Kirkby has a connection to those predecessors: his mother was born in Sichuan province in 1919, daughter to Christian missionary parents who had moved there in 1903. His family history thus provided partial motivation for his move from England to China in the 1970s. However, key to his desire to experience the Middle Kingdom, then suffering the final contortions of the Cultural Revolution, was an emerging scholarly interest in the subject of urbanization. Thus, in 1974, Kirkby took a position as a “Foreign Expert” teaching English at Nanjing University, and spent the rest of the 1970s living within the then vacuum-sealed Communist state.
During this period, of course, the Chinese Communist Party’s aging leadership began to succumb to the ravages of time and lifestyle, and Kirkby was in situ for the deaths of Mao, Zhu De, and Zhou Enlai. He recounts the organized demonstrations of emotion after Zhou’s death, and the insistence of those in charge that he join the ceremonial grieving: “Today is the University’s ceremony to remember our beloved premier,” he is told, “and we thought our foreign friends should join us because we know they too loved our premier.”
The subtle but insistent control of Kirkby’s minders in Nanjing and then Shandong is a recurrent theme of the book, as is the author’s determination to throw off the strictures of his hosts, and experience the realities of life in Mao’s China. Through a mixture of naivety and guile, Kirkby does succeed in broadening the parameters of his experience, and even manages to secure permission to accompany his students “Down to the Countryside” “to learn the spirit of hard struggle and plain living from the poor-and-lower middle peasants.”
Eventually, however, Kirkby’s testing of boundaries comes to count against him. He befriends a young postgraduate student, who, it later transpires, has been sent to keep tabs on him; this friendship eventually sees him in a desperate dash to Hong Kong to escape the malign forces apparently keen to make an example of this overconfident foreigner.
Despite his enforced departure and the Kafkaesque impositions of the era, Kirkby is generally balanced in his assessment of the political environment he encountered, and he avoids drawing any broad conclusions from an experience which was self-evidently subjective and limited.
Indeed, Intruder in Mao’s China reminds us that the omniscient perspective adopted by many historical accounts of this period—in which the historian peers into the rooms of Zhongnanhai and the Great Hall of the People, observing and judging those who held the puppet strings—often fails to convey any sense of the reality of life for those without agency: those who encounter merely a series of unexplained restrictions and initiatives, imposed by individuals likewise ignorant of any grand plan.

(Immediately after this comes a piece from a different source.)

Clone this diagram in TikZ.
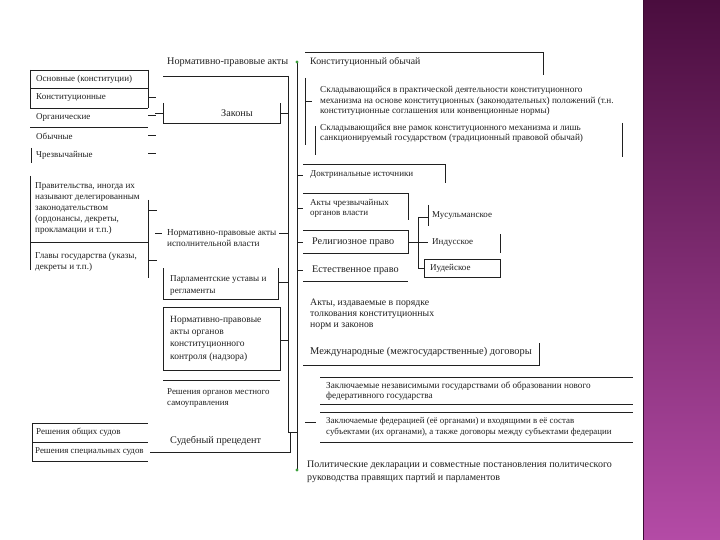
\documentclass[tikz,border=0pt]{standalone}
\usepackage{fontspec}
\setmainfont{Liberation Serif}
\definecolor{bartop}{HTML}{4A0D3E}
\definecolor{barmid}{HTML}{7D2C70}
\definecolor{barbot}{HTML}{B44BA6}
\definecolor{dotgreen}{HTML}{3CA03C}
\definecolor{ink}{HTML}{202020}
\begin{document}
\begin{tikzpicture}[x=1pt,y=-1pt,
  ln/.style={draw=ink, line width=0.75pt},
  txt/.style={anchor=west, inner sep=0pt, align=left, text=ink, font=\fontsize{9}{10.5}\selectfont},
  big/.style={txt, font=\fontsize{10.2}{12}\selectfont},
  sub/.style={txt, font=\fontsize{9.2}{10.5}\selectfont},
  sm/.style={txt, font=\fontsize{8.9}{10.5}\selectfont},
  gdot/.style={fill=dotgreen, draw=none}]
\useasboundingbox (0,0) rectangle (720,540);
\fill[white] (0,0) rectangle (720,540);
% purple side bar
\shade[top color=bartop, middle color=barmid, bottom color=barbot] (643,0) rectangle (720,540);
\draw[draw=bartop!80!black, line width=1pt] (643.5,0) -- (643.5,540);

% ---- spines
\coordinate (spT) at (297,62);
\coordinate (spB) at (297,470);
\draw[ln] (spT) -- (spB);
\fill[gdot] (spT) circle (1.6);
\fill[gdot] (spB) circle (1.6);
\coordinate (inT) at (288,76);
\coordinate (inB) at (288,432);
\draw[ln] (inT) -- (inB);

% ---- header
\node[big] (npa) at (167,62) {Нормативно-правовые акты};
\draw[ln] (163,76) -- (inT);

% ---- Законы
\node[big] (zak) at (221,113) {Законы};
\draw[ln] (163,103) -- (163,123) -- (280,123) -- (280,103);
\draw[ln] (280,113) -- (288,113);
\draw[ln] (155,113) -- (163,113);

% ---- left group 1
\foreach \yy in {70,88,108,127} \draw[ln] (30,\yy) -- (148,\yy);
\draw[ln] (30,70) -- (30,108);
\draw[ln] (148,70) -- (148,108);
\draw[ln] (31,148) -- (31,163);
\node[txt] (osn) at (36,79) {Основные (конституции)};
\node[txt] (konst) at (36,98) {Конституционные};
\node[txt] (org) at (36,117) {Органические};
\node[txt] (obych) at (36,136) {Обычные};
\node[txt] (chrez) at (36,155) {Чрезвычайные};
\foreach \yy in {97,115,135,153} \draw[ln] (148,\yy) -- (156,\yy);

% ---- left group 2
\draw[ln] (30,176) -- (30,270);
\draw[ln] (30,242) -- (148,242);
\draw[ln] (148,200) -- (148,278);
\draw[ln] (148,210) -- (157,210);
\draw[ln] (148,260) -- (157,260);
\node[sub, font=\fontsize{9.1}{11}\selectfont] (prav) at (35,208) {Правительства, иногда их\\называют делегированным\\законодательством\\(ордонансы, декреты,\\прокламации и т.п.)};
\node[sub, font=\fontsize{9.1}{11}\selectfont] (glav) at (35,261.5) {Главы государства (указы,\\декреты и т.п.)};

% ---- исполнительная власть
\node[txt, font=\fontsize{9.2}{11}\selectfont] (isp) at (167,238) {Нормативно-правовые акты\\исполнительной власти};
\draw[ln] (155,233) -- (162,233);
\draw[ln] (279,233) -- (288,233);

% ---- Парламентские уставы
\node[txt, font=\fontsize{9.1}{12}\selectfont] (parl) at (170,285) {Парламентские уставы и\\регламенты};
\draw[ln] (163,268) -- (163,299) -- (278,299) -- (278,268);
\draw[ln] (278,282) -- (288,282);

% ---- конституционный контроль
\node[txt, font=\fontsize{9.5}{12.3}\selectfont] (kontr) at (170,338.5) {Нормативно-правовые\\акты органов\\конституционного\\контроля (надзора)};
\draw[ln] (163,307) rectangle (280,370);
\draw[ln] (280,340) -- (288,340);

% ---- местное самоуправление
\draw[ln] (163,380) -- (280,380);
\node[sm] (mest) at (167,398) {Решения органов местного\\самоуправления};

% ---- суды
\foreach \yy in {423,442,461} \draw[ln] (32,\yy) -- (148,\yy);
\draw[ln] (32,423) -- (32,461);
\node[txt] (obsh) at (36,432) {Решения общих судов};
\node[sm] (spec) at (35,452) {Решения специальных судов};
\draw[ln] (150,452) -- (163,452);
\node[big] (sud) at (170,441) {Судебный прецедент};
\draw[ln] (163,452) -- (290,452) -- (290,432);
\draw[ln] (288,432) -- (297,432);

% ---- Конституционный обычай
\node[txt, font=\fontsize{9.8}{11}\selectfont] (kobych) at (310,62) {Конституционный обычай};
\draw[ln] (305,52) -- (543,52) -- (543,75);
\draw[ln] (305,78) -- (305,145);
\draw[ln] (305,101) -- (312,101);
\node[sub] (skl1) at (320,101) {Складывающийся в практической деятельности конституционного\\механизма на основе конституционных (законодательных) положений (т.н.\\конституционные соглашения или конвенционные нормы)};
\draw[ln] (315,126) -- (315,155);
\node[sub] (skl2) at (320,133.5) {Складывающийся вне рамок конституционного механизма и лишь\\санкционируемый государством (традиционный правовой обычай)};
\draw[ln] (622,123) -- (622,157);

% ---- Доктринальные
\node[txt] (dokt) at (310,175) {Доктринальные источники};
\draw[ln] (303,164) -- (445,164) -- (445,183);
\draw[ln] (297,175) -- (303,175);

% ---- Акты чрезвычайных
\node[txt] (chrezv) at (310,208.5) {Акты чрезвычайных\\органов власти};
\draw[ln] (303,193) -- (408,193) -- (408,220);
\draw[ln] (297,208) -- (303,208);

% ---- Религиозное право
\node[big] (rel) at (312,242) {Религиозное право};
\draw[ln] (303,230) -- (408,230) -- (408,253) -- (303,253);
\draw[ln] (297,242) -- (303,242);
\draw[ln] (408,242) -- (418,242);
\draw[ln] (418,217) -- (418,268);
\draw[ln] (418,217) -- (428,217);
\draw[ln] (418,242) -- (428,242);
\draw[ln] (418,268) -- (424,268);
\node[txt] (mus) at (432,216) {Мусульманское};
\draw[ln] (428,205) -- (428,226);
\node[txt] (ind) at (432,243) {Индусское};
\draw[ln] (500,234) -- (500,253);
\node[txt] (iud) at (430,268) {Иудейское};
\draw[ln] (424,259) rectangle (500,277);

% ---- Естественное право
\node[big] (est) at (312,270) {Естественное право};
\draw[ln] (297,270) -- (303,270);
\draw[ln] (303,281) -- (408,281);

% ---- Акты толкования
\node[txt, font=\fontsize{9.8}{11}\selectfont] (tolk) at (310,314) {Акты, издаваемые в порядке\\толкования конституционных\\норм и законов};

% ---- Международные договоры
\node[txt, font=\fontsize{10.4}{12}\selectfont] (mezh) at (310,352) {Международные (межгосударственные) договоры};
\draw[ln] (303,365) -- (539,365) -- (539,343);
\draw[ln] (320,377) -- (633,377);
\draw[ln] (320,404) -- (633,404);
\node[sub] (zakl1) at (326,391) {Заключаемые независимыми государствами об образовании нового\\федеративного государства};
\draw[ln] (320,412) -- (633,412);
\draw[ln] (320,442) -- (633,442);
\node[sub, font=\fontsize{8.9}{10.5}\selectfont] (zakl2) at (326,427) {Заключаемые федерацией (её органами) и входящими в её состав\\субъектами (их органами), а также договоры между субъектами федерации};
\draw[ln] (305,422) -- (316,422);

% ---- Политические декларации
\node[txt, font=\fontsize{10}{13}\selectfont] (polit) at (307,471.5) {Политические декларации и совместные постановления политического\\руководства правящих партий и парламентов};
\end{tikzpicture}
\end{document}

The account would have been improved by some additional attention to editing; the text’s unrefined qualities unfortunately include errors of punctuation and grammar, whilst there are notable instances where information is repeated unnecessarily. In spite of that, Kirkby’s memoir is an interesting addition to the literature concerning the late Cultural Revolution for it gives the perspective of a foreign observer who was neither a politician nor a diplomat, but rather a relatively ordinary young man.